Written problem
Give again, word for word, each line from the top of the listing through the line that holds "W, H = 793, 653".
───── Data section ─────
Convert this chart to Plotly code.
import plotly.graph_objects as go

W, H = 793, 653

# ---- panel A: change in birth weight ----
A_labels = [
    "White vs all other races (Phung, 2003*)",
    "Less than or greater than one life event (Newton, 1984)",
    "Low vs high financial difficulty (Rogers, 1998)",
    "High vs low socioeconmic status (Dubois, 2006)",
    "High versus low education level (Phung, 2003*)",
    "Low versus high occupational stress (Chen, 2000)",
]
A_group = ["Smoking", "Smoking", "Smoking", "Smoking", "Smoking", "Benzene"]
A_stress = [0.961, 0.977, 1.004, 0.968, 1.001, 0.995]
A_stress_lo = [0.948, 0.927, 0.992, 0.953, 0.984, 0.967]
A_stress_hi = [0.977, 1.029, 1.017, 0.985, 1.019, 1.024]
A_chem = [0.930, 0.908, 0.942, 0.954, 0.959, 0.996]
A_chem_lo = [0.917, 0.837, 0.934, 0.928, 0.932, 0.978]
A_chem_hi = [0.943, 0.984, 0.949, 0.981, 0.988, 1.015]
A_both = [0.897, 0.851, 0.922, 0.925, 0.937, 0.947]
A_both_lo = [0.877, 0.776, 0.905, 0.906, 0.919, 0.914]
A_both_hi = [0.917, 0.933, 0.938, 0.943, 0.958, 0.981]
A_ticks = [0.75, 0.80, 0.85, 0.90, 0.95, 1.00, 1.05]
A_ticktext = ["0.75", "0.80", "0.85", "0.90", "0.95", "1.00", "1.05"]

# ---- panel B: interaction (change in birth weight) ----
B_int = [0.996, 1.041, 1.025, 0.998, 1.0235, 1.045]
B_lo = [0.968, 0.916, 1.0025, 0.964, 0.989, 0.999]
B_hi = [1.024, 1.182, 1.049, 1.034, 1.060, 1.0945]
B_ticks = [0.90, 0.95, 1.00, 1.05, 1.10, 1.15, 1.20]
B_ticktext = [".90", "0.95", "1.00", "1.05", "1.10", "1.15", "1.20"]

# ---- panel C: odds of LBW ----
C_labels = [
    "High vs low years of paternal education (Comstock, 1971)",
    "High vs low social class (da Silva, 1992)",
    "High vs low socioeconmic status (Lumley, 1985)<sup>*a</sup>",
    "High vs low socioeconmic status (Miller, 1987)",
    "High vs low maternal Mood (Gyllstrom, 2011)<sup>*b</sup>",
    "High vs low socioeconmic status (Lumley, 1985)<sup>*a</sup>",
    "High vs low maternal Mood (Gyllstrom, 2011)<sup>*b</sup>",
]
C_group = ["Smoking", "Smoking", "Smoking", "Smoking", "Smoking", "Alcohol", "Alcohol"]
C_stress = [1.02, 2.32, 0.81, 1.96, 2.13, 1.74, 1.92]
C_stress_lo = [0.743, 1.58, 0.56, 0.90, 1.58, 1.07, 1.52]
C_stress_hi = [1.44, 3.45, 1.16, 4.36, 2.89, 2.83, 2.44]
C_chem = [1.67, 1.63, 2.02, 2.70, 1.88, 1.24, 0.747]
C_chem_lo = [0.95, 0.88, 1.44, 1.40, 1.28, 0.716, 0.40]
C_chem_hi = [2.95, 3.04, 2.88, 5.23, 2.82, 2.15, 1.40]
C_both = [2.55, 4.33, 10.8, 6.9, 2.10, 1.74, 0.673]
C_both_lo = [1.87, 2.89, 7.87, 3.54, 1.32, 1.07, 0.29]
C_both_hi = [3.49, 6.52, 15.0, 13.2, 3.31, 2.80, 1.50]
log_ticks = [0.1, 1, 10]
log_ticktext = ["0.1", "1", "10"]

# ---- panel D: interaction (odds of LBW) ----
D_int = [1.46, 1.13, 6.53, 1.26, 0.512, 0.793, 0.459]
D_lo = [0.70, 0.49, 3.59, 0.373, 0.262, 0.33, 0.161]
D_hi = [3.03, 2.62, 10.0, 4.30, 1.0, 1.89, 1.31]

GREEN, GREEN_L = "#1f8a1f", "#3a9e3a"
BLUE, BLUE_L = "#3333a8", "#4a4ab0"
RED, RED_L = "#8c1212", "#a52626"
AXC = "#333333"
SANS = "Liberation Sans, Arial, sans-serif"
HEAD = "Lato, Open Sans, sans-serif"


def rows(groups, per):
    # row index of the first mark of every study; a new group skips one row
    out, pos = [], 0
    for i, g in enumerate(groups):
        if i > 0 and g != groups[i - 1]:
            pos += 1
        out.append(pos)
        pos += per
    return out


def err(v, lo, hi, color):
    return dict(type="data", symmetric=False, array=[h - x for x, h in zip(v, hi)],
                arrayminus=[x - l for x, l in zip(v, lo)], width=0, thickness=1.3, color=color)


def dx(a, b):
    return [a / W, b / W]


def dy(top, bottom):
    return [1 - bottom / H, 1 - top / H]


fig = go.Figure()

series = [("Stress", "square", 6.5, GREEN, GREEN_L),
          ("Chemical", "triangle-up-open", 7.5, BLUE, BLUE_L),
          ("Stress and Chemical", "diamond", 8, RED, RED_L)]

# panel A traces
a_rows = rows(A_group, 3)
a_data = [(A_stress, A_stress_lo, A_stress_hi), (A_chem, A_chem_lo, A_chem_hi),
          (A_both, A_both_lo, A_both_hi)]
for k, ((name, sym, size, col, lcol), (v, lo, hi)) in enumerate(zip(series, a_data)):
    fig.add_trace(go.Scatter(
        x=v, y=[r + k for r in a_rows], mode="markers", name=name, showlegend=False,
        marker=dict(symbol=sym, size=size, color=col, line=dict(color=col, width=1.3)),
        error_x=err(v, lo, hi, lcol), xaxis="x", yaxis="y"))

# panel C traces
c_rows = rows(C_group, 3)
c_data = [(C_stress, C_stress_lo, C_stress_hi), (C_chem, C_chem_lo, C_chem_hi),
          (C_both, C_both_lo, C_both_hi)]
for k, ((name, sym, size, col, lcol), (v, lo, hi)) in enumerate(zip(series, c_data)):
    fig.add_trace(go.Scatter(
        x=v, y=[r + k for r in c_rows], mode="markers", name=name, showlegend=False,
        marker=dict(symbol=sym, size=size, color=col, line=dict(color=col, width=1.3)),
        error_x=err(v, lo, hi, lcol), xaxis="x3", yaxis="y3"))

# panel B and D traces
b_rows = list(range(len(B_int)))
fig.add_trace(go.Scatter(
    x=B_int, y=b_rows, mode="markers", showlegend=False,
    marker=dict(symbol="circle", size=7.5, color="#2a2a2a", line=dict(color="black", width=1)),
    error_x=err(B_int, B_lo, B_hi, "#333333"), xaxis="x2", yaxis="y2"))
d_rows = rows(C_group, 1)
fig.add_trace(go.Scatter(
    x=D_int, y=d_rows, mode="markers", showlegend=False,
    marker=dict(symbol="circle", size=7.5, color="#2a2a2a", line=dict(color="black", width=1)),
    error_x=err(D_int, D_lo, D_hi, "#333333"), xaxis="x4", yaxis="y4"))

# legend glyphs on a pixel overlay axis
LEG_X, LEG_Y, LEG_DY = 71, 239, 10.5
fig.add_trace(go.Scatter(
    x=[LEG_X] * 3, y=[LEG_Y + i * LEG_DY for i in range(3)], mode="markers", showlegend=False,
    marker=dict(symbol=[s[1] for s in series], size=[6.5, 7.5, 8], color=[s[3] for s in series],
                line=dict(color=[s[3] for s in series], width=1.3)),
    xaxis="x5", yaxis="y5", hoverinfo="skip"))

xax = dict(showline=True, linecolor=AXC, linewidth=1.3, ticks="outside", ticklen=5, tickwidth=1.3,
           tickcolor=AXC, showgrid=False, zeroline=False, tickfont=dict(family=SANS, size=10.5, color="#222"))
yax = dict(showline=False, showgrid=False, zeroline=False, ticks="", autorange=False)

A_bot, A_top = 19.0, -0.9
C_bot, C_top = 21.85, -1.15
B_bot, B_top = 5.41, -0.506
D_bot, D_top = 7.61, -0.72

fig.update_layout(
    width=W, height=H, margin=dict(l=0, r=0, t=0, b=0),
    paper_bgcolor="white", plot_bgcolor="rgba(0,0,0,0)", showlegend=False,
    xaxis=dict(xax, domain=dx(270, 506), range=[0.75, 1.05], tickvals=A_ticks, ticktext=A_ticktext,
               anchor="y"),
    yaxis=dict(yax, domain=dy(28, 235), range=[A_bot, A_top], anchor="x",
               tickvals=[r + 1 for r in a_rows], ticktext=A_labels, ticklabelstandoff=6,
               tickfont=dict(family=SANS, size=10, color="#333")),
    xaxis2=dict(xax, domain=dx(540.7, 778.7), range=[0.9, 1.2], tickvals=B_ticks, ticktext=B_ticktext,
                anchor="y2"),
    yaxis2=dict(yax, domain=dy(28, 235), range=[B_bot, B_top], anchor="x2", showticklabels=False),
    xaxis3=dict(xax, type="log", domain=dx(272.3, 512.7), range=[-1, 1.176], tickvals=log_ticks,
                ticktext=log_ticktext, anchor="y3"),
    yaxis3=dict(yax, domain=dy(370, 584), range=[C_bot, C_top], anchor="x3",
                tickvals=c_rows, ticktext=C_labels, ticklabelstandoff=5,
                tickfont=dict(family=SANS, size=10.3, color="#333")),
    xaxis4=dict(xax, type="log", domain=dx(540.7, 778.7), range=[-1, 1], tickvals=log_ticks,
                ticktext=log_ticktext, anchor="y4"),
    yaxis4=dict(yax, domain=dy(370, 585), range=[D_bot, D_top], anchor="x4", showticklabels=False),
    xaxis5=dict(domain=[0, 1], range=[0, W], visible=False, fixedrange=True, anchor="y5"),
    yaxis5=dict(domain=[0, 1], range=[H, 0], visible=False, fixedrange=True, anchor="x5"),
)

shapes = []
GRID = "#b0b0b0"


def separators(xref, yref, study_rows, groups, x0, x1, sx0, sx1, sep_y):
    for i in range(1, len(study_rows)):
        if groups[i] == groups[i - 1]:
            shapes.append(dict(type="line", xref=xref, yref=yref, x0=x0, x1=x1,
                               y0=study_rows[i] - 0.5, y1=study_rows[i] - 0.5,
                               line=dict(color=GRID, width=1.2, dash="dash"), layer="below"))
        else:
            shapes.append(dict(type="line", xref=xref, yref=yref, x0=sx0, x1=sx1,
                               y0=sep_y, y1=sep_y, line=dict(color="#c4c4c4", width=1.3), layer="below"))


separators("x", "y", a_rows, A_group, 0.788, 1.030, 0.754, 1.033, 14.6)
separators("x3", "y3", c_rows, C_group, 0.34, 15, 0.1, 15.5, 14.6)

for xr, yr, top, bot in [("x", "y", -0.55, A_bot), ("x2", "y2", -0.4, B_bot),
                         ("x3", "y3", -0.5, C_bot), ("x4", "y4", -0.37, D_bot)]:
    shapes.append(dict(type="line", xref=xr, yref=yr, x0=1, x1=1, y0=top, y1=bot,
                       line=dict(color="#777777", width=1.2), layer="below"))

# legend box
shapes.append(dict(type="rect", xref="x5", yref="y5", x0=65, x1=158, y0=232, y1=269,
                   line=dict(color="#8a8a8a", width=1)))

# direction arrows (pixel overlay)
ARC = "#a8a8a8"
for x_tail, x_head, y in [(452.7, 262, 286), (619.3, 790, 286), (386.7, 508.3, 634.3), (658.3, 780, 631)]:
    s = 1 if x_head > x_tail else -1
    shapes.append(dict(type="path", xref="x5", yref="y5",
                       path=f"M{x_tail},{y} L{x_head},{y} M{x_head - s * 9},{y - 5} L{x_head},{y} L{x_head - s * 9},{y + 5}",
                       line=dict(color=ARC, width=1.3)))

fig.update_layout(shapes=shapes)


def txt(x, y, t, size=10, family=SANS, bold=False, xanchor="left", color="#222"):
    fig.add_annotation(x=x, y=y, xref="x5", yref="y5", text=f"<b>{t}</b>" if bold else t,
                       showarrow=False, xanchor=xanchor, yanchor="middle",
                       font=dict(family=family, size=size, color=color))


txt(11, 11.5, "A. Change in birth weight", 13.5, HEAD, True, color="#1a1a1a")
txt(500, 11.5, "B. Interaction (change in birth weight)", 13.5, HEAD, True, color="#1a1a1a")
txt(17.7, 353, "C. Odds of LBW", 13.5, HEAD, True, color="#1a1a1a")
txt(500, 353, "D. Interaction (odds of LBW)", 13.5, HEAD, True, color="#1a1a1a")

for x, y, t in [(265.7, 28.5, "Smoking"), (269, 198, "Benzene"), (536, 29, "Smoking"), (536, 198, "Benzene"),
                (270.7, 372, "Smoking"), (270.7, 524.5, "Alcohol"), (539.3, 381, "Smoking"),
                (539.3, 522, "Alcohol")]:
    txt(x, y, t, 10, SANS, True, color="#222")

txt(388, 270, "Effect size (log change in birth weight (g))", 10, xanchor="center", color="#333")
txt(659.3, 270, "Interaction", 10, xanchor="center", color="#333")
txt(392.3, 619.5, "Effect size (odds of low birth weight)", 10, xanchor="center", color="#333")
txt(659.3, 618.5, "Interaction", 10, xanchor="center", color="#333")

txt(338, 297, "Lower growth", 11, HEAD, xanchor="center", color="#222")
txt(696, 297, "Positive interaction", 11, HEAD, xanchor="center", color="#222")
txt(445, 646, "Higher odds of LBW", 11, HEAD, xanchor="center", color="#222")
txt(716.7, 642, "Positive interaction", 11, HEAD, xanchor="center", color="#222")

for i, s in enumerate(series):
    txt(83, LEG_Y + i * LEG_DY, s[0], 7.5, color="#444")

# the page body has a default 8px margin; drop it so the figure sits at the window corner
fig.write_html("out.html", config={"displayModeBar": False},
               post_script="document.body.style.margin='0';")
─────
Worked answer
Convert this chart to Plotly code.
import plotly.graph_objects as go

W, H = 793, 653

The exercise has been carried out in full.